▶ _Exercise prompt_
Extract only the lines from the start of the entries below to the line with "0.0113, 0.0099, 0.0006];", inclusive; omit every picture.

(Code that draws figures)

....

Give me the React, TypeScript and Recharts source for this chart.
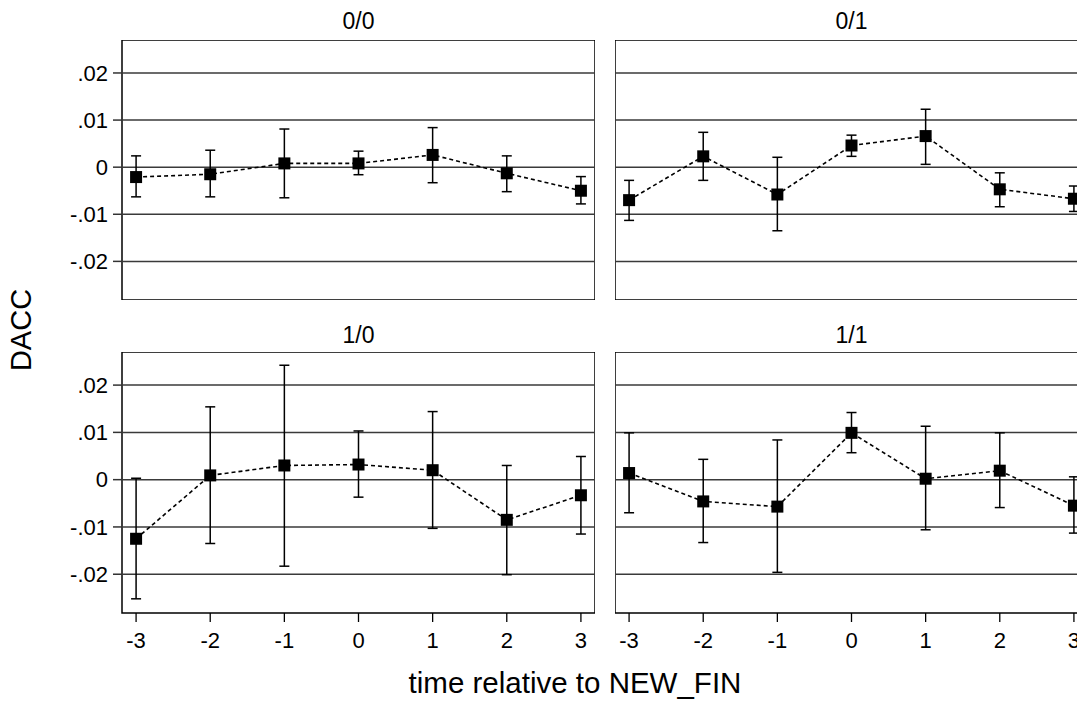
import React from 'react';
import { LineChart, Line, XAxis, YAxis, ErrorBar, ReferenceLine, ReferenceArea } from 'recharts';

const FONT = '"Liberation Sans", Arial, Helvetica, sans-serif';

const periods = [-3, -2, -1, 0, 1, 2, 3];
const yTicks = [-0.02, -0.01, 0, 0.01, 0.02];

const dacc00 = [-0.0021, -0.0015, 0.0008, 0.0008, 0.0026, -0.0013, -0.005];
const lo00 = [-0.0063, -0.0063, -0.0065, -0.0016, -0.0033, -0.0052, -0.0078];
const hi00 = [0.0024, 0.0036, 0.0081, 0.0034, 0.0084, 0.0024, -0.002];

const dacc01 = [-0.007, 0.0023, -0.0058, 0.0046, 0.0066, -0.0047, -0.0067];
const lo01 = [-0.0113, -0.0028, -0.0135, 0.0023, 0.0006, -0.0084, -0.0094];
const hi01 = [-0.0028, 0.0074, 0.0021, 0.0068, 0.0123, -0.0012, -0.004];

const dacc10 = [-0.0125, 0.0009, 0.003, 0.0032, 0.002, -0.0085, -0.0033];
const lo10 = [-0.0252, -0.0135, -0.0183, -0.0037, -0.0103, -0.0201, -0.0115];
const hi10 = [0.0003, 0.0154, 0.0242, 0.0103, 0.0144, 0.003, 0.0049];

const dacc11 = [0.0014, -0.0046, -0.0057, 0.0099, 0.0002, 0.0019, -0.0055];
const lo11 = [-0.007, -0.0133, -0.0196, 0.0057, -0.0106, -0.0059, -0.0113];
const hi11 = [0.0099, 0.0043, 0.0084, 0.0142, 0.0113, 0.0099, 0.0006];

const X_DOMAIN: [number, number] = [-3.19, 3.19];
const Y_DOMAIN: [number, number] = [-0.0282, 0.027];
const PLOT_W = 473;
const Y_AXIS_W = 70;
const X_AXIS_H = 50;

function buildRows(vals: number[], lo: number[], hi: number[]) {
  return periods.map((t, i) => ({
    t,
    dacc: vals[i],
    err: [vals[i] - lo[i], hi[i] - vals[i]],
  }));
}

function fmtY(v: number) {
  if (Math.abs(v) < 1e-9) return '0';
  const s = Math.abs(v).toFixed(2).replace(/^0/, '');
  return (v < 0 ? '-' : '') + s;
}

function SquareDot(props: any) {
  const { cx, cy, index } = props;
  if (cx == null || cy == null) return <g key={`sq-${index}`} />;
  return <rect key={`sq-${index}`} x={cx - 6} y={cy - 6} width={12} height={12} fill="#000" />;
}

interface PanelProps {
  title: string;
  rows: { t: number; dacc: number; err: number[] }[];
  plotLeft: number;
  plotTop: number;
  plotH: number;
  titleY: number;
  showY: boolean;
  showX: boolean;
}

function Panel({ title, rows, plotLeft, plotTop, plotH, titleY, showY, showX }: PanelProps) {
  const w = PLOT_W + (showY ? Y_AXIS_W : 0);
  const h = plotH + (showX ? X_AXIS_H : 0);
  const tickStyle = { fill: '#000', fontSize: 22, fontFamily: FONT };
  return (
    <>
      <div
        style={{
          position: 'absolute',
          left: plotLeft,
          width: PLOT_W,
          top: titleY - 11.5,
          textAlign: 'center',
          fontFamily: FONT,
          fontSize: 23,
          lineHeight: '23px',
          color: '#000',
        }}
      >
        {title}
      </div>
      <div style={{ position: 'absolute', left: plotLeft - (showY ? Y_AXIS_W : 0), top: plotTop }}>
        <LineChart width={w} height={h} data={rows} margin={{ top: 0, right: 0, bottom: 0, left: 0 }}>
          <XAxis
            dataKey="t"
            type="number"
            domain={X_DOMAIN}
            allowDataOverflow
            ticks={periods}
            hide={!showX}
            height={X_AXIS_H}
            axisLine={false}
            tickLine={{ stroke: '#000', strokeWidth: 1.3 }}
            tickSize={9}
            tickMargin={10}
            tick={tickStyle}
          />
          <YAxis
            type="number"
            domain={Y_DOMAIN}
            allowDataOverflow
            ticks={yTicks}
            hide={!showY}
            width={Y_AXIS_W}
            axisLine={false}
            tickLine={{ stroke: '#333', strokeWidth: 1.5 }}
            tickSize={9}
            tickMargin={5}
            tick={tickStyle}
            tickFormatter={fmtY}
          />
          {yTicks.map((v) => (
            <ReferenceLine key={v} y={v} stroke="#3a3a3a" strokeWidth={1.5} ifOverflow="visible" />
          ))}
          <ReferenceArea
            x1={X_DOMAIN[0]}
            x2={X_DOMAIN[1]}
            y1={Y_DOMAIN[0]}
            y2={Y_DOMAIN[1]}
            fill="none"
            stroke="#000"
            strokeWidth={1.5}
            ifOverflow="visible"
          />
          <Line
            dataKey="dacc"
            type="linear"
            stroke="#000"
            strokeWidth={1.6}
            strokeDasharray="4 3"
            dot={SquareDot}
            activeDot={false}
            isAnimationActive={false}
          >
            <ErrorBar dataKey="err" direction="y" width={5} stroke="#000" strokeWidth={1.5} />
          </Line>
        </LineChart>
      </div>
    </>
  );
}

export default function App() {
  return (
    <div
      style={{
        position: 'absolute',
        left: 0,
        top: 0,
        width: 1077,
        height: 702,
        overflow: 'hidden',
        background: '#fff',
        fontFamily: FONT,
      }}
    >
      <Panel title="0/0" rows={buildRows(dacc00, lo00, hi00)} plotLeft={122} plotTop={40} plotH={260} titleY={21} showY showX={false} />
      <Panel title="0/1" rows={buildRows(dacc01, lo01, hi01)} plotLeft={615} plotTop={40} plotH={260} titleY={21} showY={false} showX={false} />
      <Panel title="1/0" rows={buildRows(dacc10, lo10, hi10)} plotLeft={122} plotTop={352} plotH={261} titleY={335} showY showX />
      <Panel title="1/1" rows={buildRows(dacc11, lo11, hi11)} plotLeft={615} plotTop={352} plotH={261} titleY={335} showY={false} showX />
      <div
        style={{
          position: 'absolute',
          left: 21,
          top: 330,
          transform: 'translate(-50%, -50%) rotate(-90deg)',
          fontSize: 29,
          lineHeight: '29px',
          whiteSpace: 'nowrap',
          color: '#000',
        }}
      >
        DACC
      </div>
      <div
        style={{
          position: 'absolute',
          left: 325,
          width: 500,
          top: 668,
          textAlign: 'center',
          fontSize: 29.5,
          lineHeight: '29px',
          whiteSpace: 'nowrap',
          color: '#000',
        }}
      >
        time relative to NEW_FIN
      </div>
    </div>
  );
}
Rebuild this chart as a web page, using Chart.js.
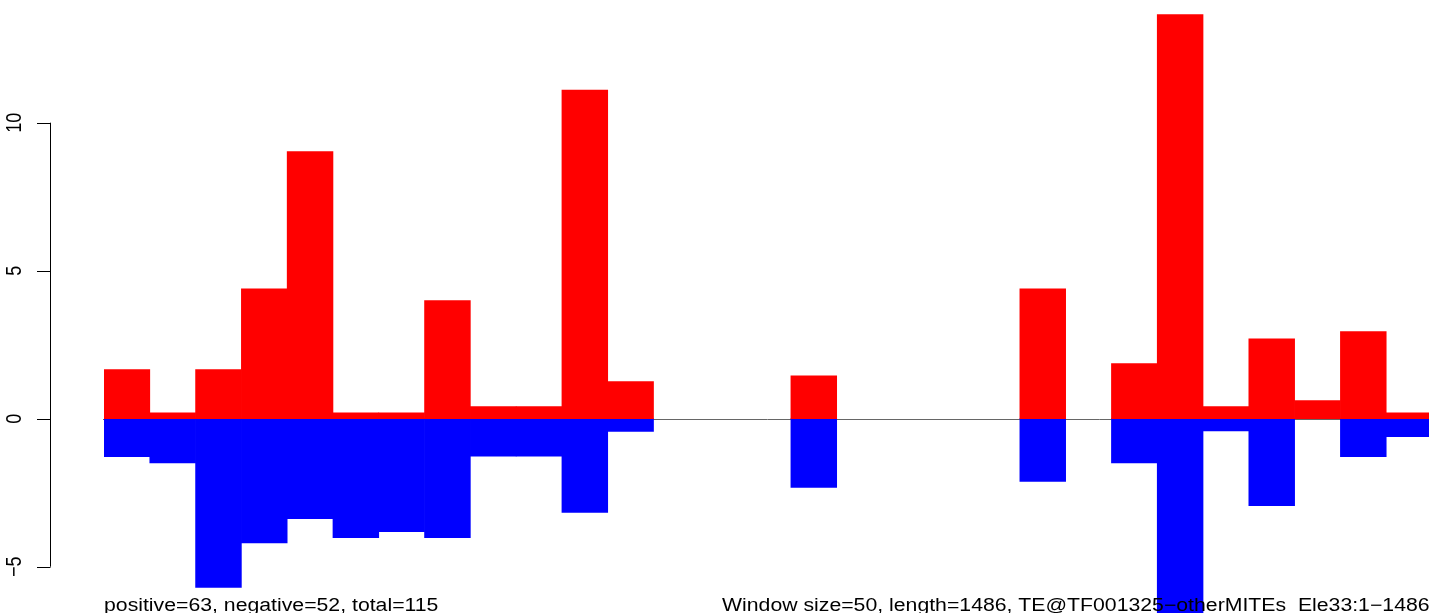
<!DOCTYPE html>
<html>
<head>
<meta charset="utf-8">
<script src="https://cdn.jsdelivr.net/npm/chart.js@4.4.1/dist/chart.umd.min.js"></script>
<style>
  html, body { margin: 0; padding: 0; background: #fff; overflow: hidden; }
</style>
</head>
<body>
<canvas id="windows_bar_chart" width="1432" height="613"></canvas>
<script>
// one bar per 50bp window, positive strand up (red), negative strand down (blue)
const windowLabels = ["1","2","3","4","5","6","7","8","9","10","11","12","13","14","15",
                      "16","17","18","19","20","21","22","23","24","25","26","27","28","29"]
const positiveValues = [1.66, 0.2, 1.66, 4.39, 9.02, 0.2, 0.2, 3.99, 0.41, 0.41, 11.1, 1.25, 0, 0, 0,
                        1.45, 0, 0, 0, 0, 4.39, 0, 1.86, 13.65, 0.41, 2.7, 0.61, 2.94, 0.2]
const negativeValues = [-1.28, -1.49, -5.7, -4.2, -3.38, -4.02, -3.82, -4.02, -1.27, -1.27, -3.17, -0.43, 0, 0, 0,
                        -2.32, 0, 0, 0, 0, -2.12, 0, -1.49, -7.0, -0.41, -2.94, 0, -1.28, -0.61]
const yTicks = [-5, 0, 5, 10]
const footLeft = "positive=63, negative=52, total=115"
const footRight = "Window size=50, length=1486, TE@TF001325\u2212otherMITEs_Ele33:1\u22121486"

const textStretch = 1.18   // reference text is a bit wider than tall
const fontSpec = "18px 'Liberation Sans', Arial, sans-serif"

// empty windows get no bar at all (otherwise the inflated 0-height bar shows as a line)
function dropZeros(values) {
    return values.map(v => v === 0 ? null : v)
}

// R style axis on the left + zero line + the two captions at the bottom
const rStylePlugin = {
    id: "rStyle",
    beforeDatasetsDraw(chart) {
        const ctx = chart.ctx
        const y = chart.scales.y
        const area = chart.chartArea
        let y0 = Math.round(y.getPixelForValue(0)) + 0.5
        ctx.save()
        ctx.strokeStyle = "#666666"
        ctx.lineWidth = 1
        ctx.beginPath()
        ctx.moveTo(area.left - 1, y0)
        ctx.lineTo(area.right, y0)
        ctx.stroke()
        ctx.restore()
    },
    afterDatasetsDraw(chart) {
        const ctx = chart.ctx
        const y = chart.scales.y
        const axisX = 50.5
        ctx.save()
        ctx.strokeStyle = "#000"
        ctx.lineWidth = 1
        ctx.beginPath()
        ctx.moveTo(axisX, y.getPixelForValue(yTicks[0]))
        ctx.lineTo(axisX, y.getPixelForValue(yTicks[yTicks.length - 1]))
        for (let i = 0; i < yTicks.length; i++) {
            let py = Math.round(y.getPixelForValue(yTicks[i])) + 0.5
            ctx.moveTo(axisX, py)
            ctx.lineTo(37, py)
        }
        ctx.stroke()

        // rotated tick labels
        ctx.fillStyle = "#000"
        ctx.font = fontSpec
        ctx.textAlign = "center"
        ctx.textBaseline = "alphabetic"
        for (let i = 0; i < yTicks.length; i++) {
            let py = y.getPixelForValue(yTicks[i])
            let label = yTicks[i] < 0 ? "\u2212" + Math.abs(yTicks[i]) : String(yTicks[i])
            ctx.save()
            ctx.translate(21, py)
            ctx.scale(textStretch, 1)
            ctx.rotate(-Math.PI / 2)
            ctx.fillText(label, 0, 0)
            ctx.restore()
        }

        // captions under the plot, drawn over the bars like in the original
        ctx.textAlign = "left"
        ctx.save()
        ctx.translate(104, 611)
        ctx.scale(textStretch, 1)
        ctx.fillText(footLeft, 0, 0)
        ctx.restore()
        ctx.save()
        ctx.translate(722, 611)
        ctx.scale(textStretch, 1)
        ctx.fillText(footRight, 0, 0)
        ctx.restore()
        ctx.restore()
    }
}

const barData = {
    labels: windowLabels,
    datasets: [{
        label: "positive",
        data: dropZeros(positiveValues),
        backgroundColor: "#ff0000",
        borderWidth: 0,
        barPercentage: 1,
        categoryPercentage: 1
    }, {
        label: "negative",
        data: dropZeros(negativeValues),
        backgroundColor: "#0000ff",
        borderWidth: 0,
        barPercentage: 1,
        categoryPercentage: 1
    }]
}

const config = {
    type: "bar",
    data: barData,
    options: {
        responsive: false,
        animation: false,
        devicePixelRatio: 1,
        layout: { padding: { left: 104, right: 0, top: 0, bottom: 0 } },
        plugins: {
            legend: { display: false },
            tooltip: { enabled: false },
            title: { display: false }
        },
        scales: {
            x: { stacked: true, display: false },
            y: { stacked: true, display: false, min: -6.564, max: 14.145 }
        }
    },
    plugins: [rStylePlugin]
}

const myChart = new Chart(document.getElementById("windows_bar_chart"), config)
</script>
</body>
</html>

....

▶ _Exercise solution_
Give me the React, TypeScript and Recharts source for this chart.
import React from 'react';
import { LineChart, Line, XAxis, YAxis, ErrorBar, ReferenceLine, ReferenceArea } from 'recharts';

const FONT = '"Liberation Sans", Arial, Helvetica, sans-serif';

const periods = [-3, -2, -1, 0, 1, 2, 3];
const yTicks = [-0.02, -0.01, 0, 0.01, 0.02];

const dacc00 = [-0.0021, -0.0015, 0.0008, 0.0008, 0.0026, -0.0013, -0.005];
const lo00 = [-0.0063, -0.0063, -0.0065, -0.0016, -0.0033, -0.0052, -0.0078];
const hi00 = [0.0024, 0.0036, 0.0081, 0.0034, 0.0084, 0.0024, -0.002];

const dacc01 = [-0.007, 0.0023, -0.0058, 0.0046, 0.0066, -0.0047, -0.0067];
const lo01 = [-0.0113, -0.0028, -0.0135, 0.0023, 0.0006, -0.0084, -0.0094];
const hi01 = [-0.0028, 0.0074, 0.0021, 0.0068, 0.0123, -0.0012, -0.004];

const dacc10 = [-0.0125, 0.0009, 0.003, 0.0032, 0.002, -0.0085, -0.0033];
const lo10 = [-0.0252, -0.0135, -0.0183, -0.0037, -0.0103, -0.0201, -0.0115];
const hi10 = [0.0003, 0.0154, 0.0242, 0.0103, 0.0144, 0.003, 0.0049];

const dacc11 = [0.0014, -0.0046, -0.0057, 0.0099, 0.0002, 0.0019, -0.0055];
const lo11 = [-0.007, -0.0133, -0.0196, 0.0057, -0.0106, -0.0059, -0.0113];
const hi11 = [0.0099, 0.0043, 0.0084, 0.0142, 0.0113, 0.0099, 0.0006];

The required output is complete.